Background & Structure of Psalms: God used many different writers to write Psalms: David, Moses, the sons of Korah, Asaph, etc. The book is arranged in five parts, and this arrangement occurred after the people of Israel returned to the land after the Babylonian exile. A doxology concludes each book or arrangement of psalms (Psalm 41:13 for Book 1, Psalm 72:18-19 for Book 2, Psalm 89:52 for Book 3, Psalm 106:48 for Book 4, and Psalm 150:6 for Book 5), and the entire book of Psalms climactically ends with a grand doxology of several psalms (Ps. 146-150).

  • Book 1: Psalms 1-41

  • Book 2: Psalms 42-72

  • Book 3: Psalms 73-89

  • Book 4: Psalms 90-106

  • Book 5: Psalms 107-150


This Week in Psalms:

  • Psalm 11 describes how the righteous stand firm despite attacks from the wicked because they trust in God’s sovereignty and righteousness. While He allows evil to exist, He will ultimately destroy all wickedness and all evildoers.

  • Psalms 12 depicts the psalmist as crying out to God because of the plight of the poor and needy (v. 5) yet expressing confidence in God’s deliverance and faithfulness to His promises. His words alone are true and pure in a world of deception and oppression.

  • As a lament psalm, Psalm 13 begins with an introductory cry to God (vv. 1-2) followed by a description of the situation (vv. 1-2), a confession of trust in God (v. 5), a petition (vv. 3-4), and a vow of praise to God, for the psalmist promises to praise the Lord when he receives the answer to his prayer.
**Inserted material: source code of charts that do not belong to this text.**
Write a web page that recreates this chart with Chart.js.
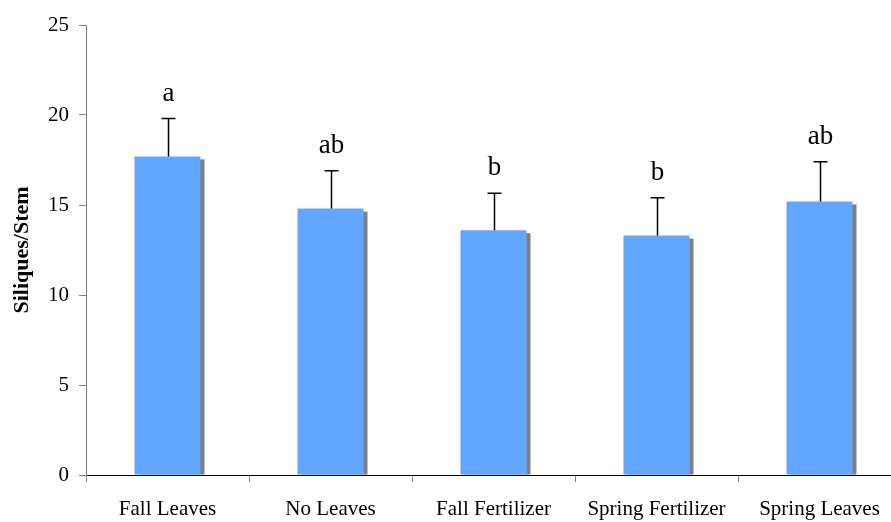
<!DOCTYPE html>
<html>
<head>
<meta charset="utf-8">
<script src="https://cdn.jsdelivr.net/npm/chart.js@4.4.1/dist/chart.umd.min.js"></script>
<style>
  html, body { margin: 0; padding: 0; background: #ffffff; overflow: hidden; }
  #wrap { width: 905px; height: 522px; }
</style>
</head>
<body>
<div id="wrap"><canvas id="chart" width="905" height="522"></canvas></div>
<script>
// Treatments along the x axis
const categories = ['Fall Leaves', 'No Leaves', 'Fall Fertilizer', 'Spring Fertilizer', 'Spring Leaves'];
// Mean siliques per stem for each treatment
const means = [17.7, 14.8, 13.6, 13.3, 15.2];
// Upper error (standard error) for each mean
const errors = [2.1, 2.1, 2.05, 2.1, 2.2];
// Significance group letters
const groups = ['a', 'ab', 'b', 'b', 'ab'];
// Y axis ticks
const yTicks = [0, 5, 10, 15, 20, 25];

const SERIF = '"Liberation Serif", "Times New Roman", serif';

// Gray drop shadow behind each bar
const shadowPlugin = {
  id: 'barShadow',
  beforeDatasetsDraw(chart) {
    const ctx = chart.ctx;
    const meta = chart.getDatasetMeta(0);
    ctx.save();
    ctx.fillStyle = '#808080';
    meta.data.forEach(bar => {
      const half = bar.width / 2;
      ctx.fillRect(bar.x - half + 4, bar.y + 3, bar.width, bar.base - bar.y - 3);
    });
    ctx.restore();
  }
};

// Upper error whiskers and group letters
const errorPlugin = {
  id: 'errorBars',
  afterDatasetsDraw(chart) {
    const ctx = chart.ctx;
    const y = chart.scales.y;
    const meta = chart.getDatasetMeta(0);
    ctx.save();
    ctx.strokeStyle = '#000000';
    ctx.lineWidth = 1.5;
    meta.data.forEach((bar, i) => {
      const top = y.getPixelForValue(means[i] + errors[i]);
      const x = Math.round(bar.x) + 0.5;
      ctx.beginPath();
      ctx.moveTo(x, bar.y);
      ctx.lineTo(x, top);
      ctx.moveTo(x - 7, top);
      ctx.lineTo(x + 7, top);
      ctx.stroke();
      ctx.fillStyle = '#000000';
      ctx.font = '27px ' + SERIF;
      ctx.textAlign = 'center';
      ctx.textBaseline = 'alphabetic';
      ctx.fillText(groups[i], x, top - 18);
    });
    ctx.restore();
  }
};

new Chart(document.getElementById('chart'), {
  type: 'bar',
  data: {
    labels: categories,
    datasets: [{
      data: means,
      backgroundColor: '#62A7FF',
      borderWidth: 0,
      categoryPercentage: 1.0,
      barPercentage: 0.405
    }]
  },
  options: {
    responsive: false,
    animation: false,
    devicePixelRatio: 1,
    layout: { padding: { top: 25, right: 4, left: 0, bottom: 0 } },
    plugins: {
      legend: { display: false },
      tooltip: { enabled: false }
    },
    scales: {
      x: {
        offset: true,
        border: { color: '#000000', width: 1 },
        grid: { drawOnChartArea: false, offset: true, color: '#808080', tickLength: 7 },
        ticks: { color: '#000000', padding: 15, maxRotation: 0, font: { family: SERIF, size: 21 } },
        afterFit(scale) { scale.height = 47; }
      },
      y: {
        min: 0,
        max: 25,
        afterBuildTicks(scale) { scale.ticks = yTicks.map(v => ({ value: v })); },
        border: { color: '#808080', width: 1 },
        grid: { drawOnChartArea: false, color: '#808080', tickLength: 7 },
        ticks: { color: '#000000', padding: 10, font: { family: SERIF, size: 21 } },
        title: {
          display: true,
          text: 'Siliques/Stem',
          color: '#000000',
          padding: { top: 9, bottom: 0 },
          font: { family: SERIF, size: 22, weight: 'bold' }
        },
        afterFit(scale) { scale.width = 86; }
      }
    }
  },
  plugins: [shadowPlugin, errorPlugin]
});
</script>
</body>
</html>
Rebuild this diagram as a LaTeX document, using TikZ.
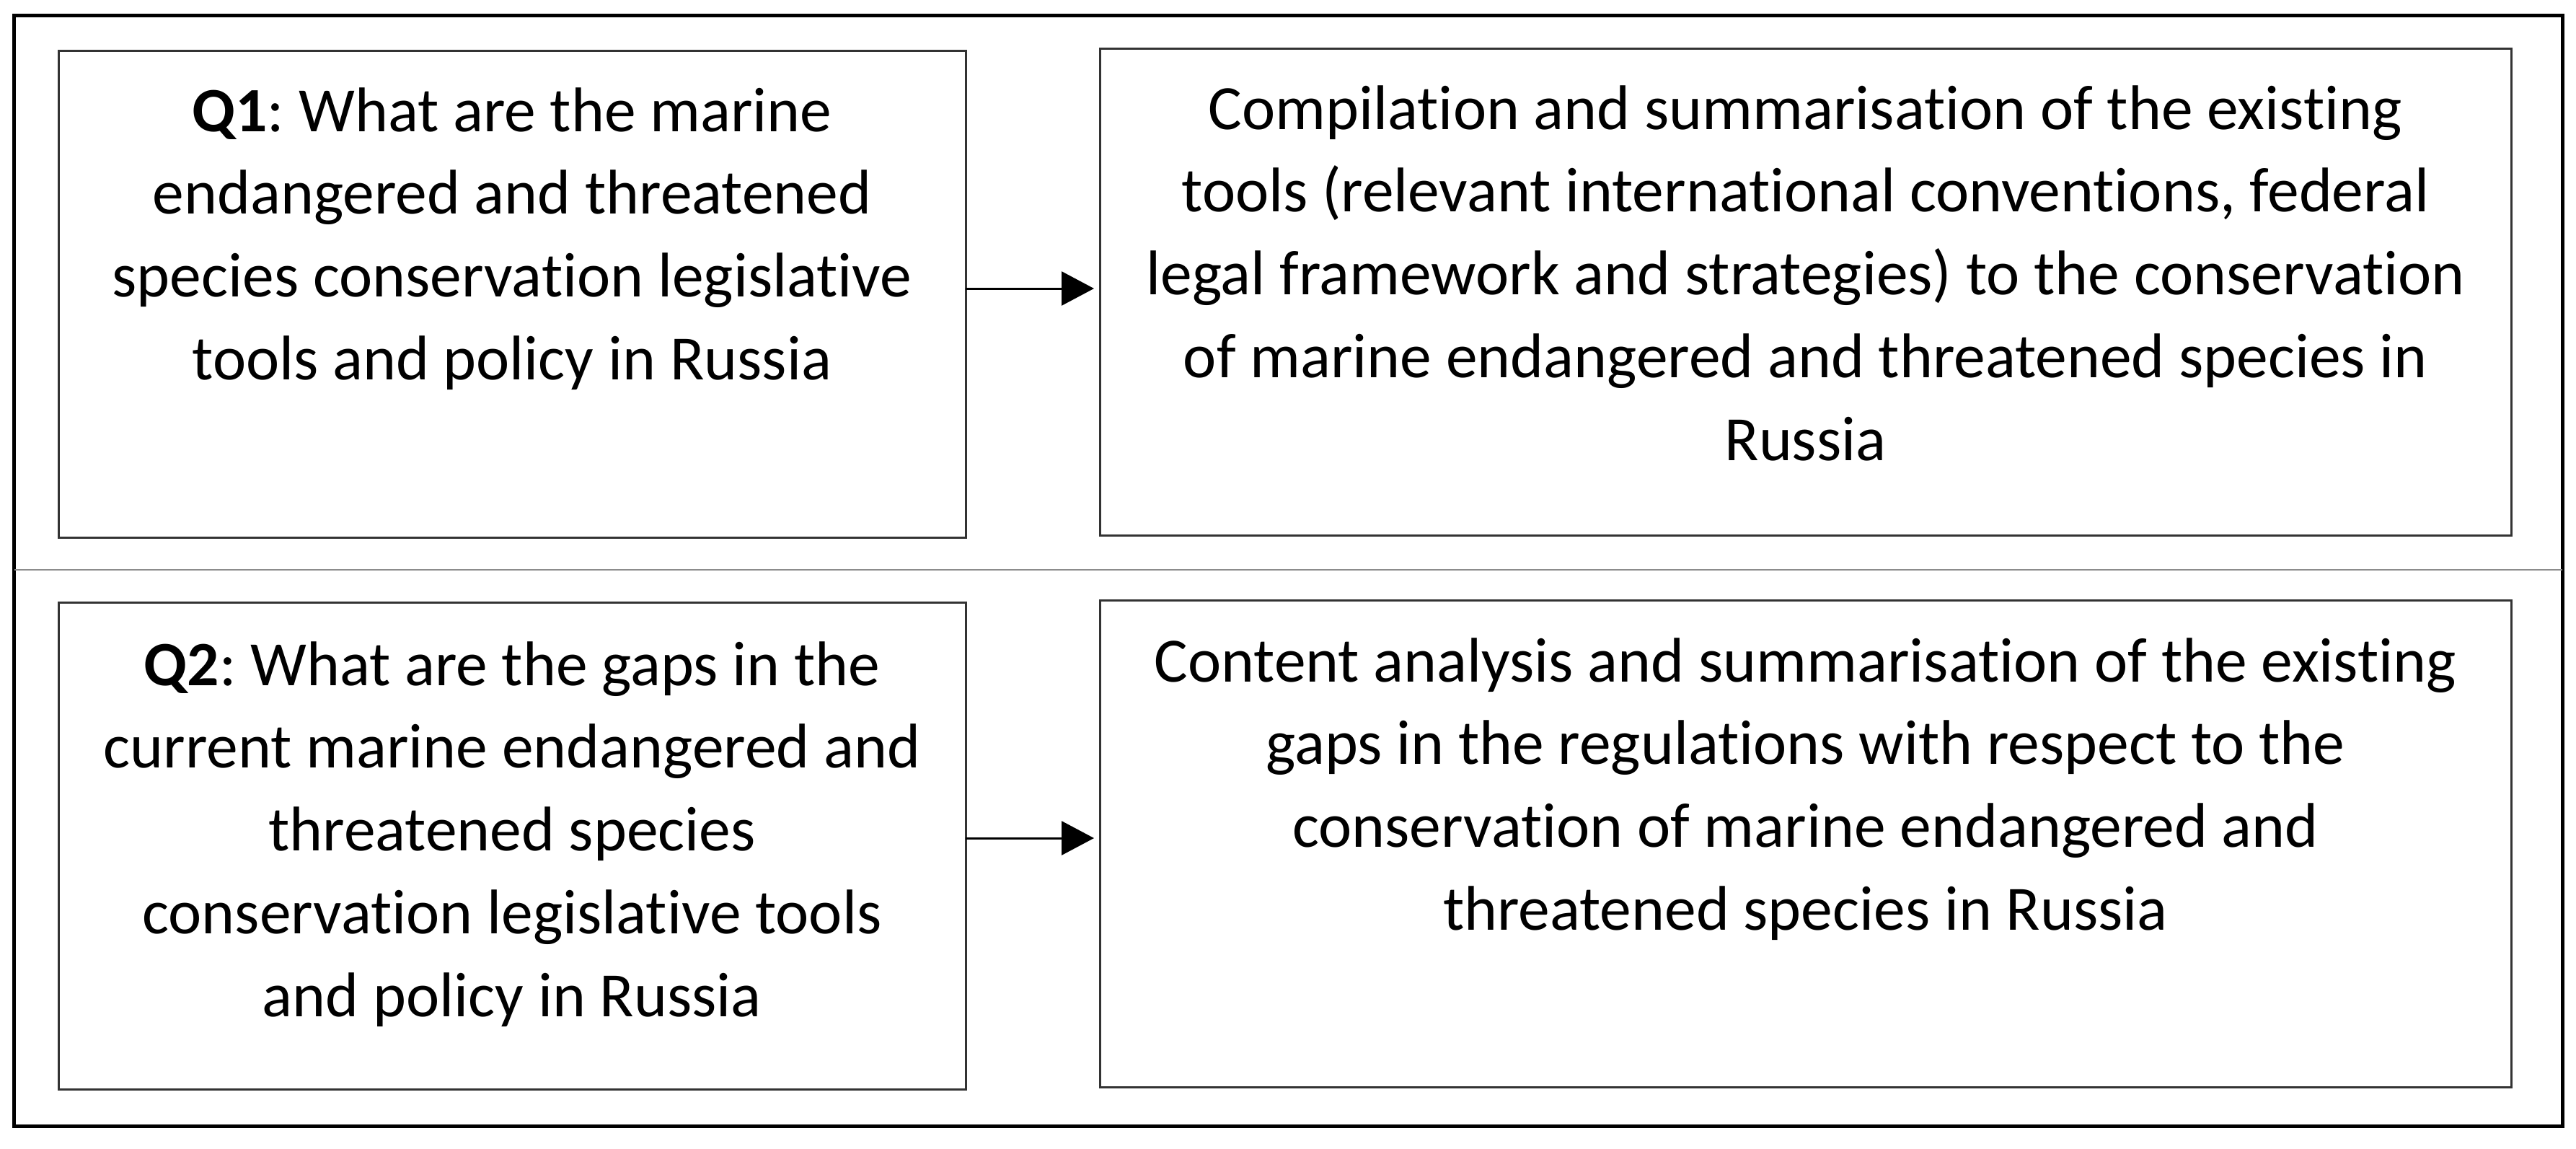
\documentclass[tikz,border=0pt]{standalone}
\usepackage{fontspec}
\setmainfont{Carlito}[Ligatures=NoCommon]
\usetikzlibrary{arrows.meta}
\frenchspacing
\tikzset{
  qbox/.style={draw=black!80, line width=0.03cm, inner sep=0pt, outer sep=0pt},
  arr/.style={line width=0.03cm, -{Triangle[length=0.45cm,width=0.47cm]}, shorten >=0.08cm},
  frame/.style={line width=0.05cm, black},
  divider/.style={line width=0.025cm, black!45}
}
\newcommand{\boxtext}[3]{\parbox[c][6.75cm][t]{#1}{\centering\frenchspacing\fontsize{24.9pt}{32.7pt}\selectfont\rule{0pt}{#2}#3\par}}
\begin{document}
\begin{tikzpicture}
\useasboundingbox (0,0) rectangle (35.72,-15.93);
\draw[frame] (0.20,-0.21) rectangle (35.53,-15.61);
\coordinate (dl) at (0.20,-7.90);
\coordinate (dr) at (35.53,-7.90);
\draw[divider] (dl) -- (dr);

\node[qbox] (q1) at (7.10,-4.075) {\boxtext{12.58cm}{1.12cm}{\textbf{Q1}: What are the marine\\ endangered and threatened\\ species conservation legislative\\ tools and policy in Russia}};
\node[qbox] (a1) at (25.035,-4.045) {\boxtext{19.57cm}{1.12cm}{Compilation and summarisation of the existing\\ tools (relevant international conventions, federal\\ legal framework and strategies) to the conservation\\ of marine endangered and threatened species in\\ Russia}};
\node[qbox] (q2) at (7.10,-11.725) {\boxtext{12.58cm}{1.15cm}{\textbf{Q2}: What are the gaps in the\\ current marine endangered and\\ threatened species\\ conservation legislative tools\\ and policy in Russia}};
\node[qbox] (a2) at (25.035,-11.695) {\boxtext{19.57cm}{1.13cm}{Content analysis and summarisation of the existing\\ gaps in the regulations with respect to the\\ conservation of marine endangered and\\ threatened species in Russia}};

\draw[arr] ([yshift=0.075cm]q1.east) -- ([yshift=0.075cm]q1.east -| a1.west);
\draw[arr] ([yshift=0.105cm]q2.east) -- ([yshift=0.105cm]q2.east -| a2.west);
\end{tikzpicture}
\end{document}
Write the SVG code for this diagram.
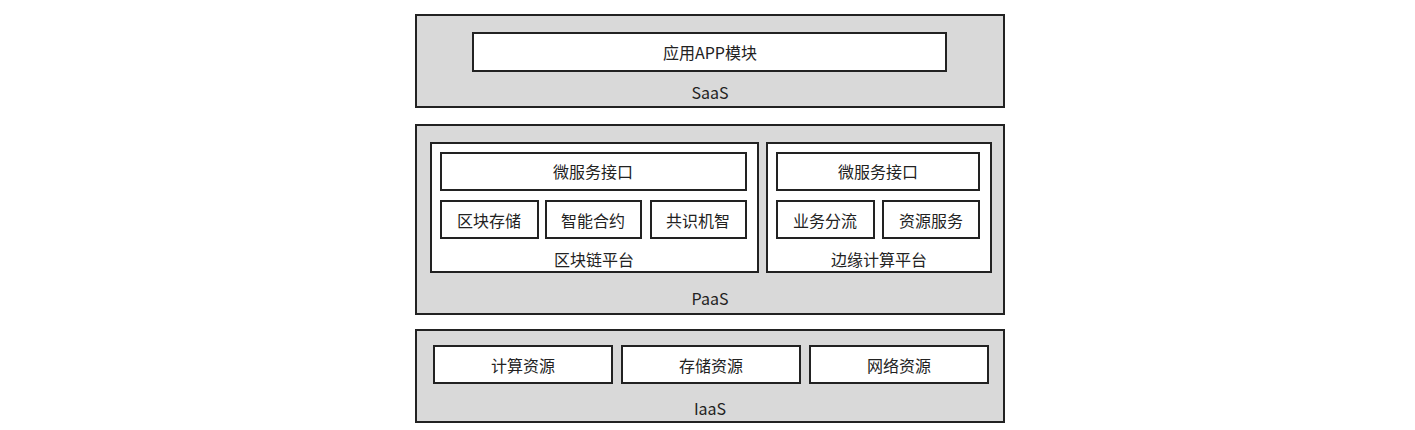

In a lament, the psalmist cries to God in a time of need such as war, persecution, or illness, and in this psalm, the lament concerns the psalmist’s enemies, his sorrow, and God’s apparent absence (vv. 1-4). This psalm presents an example of how believers should earnestly and confidently pray to God in times of trouble.

  • Psalm 14 portrays the godlessness of the world and the folly of denying God, but despite the corruption, the righteous can have hope because the Lord will deliver His people. Romans 3:10 quotes this psalm in its assessment of humanity’s utter sinfulness.

  • In contrast to Psalm 14, which depicts the ungodly, Psalm 15 characterizes the righteous by listing ten attributes of a true worshipper. This psalm may have been part of the liturgy used at the gate of the sanctuary, for before worshippers could enter the grounds of the sanctuary, they were asked who could enter and commune with God. The worshipper’s response to the question served as a reminder of God’s standard of holiness for those who seek to commune with Him.

  • Psalm 16 stands as a psalm of trust in God. The psalmist recognizes the goodness of God and praises Him for His provision, both in this life and the next.

  • In Psalm 17, King David petitions God for protection as his accusers and persecutors close in on him. Because of his uprightness, David confidently appealed to God’s justice, for his cause and his life was upright while that of his enemies was not. James 5:16 and Revelation 6:10 provide confirmation from the New Testament that the prayers of a righteous person are effectual, particularly prayers for vindication.

  • As a royal thanksgiving psalm, Psalm 18 records King David’s praise of God for rescuing him from the hand of Saul, and David also points back to God’s history of supernaturally delivering the faithful. The psalmist describes why God is worthy of praise, and he expresses his gratitude and love for God. With some variation, this psalm is also recorded in 2 Samuel 22, which provides a context for the psalm.

  • Psalm 19 can be divided into three parts: God’s revelation of Himself in nature (vv. 1-6), the value and sufficiency of the written revelation of God (vv. 7-11), and a prayer for preservation of sin in light of God’s revelation (vv. 12-14). Increased understanding of God and His Word should lead believers to greater commitment and faithfulness to Him.

  • As an intercessory prayer for the king’s victory in battle, Psalm 20 expresses assurance of God’s saving might.

  • While Psalm 20 sought God’s protection of the king in battle, the king in Psalm 21 rejoices in God’s deliverance and blessings. The psalmist links God’s actions to His loyal love and to the trust of the righteous in the Lord (v. 7). Because of God’s character, the righteous can know security, even when facing great opposition.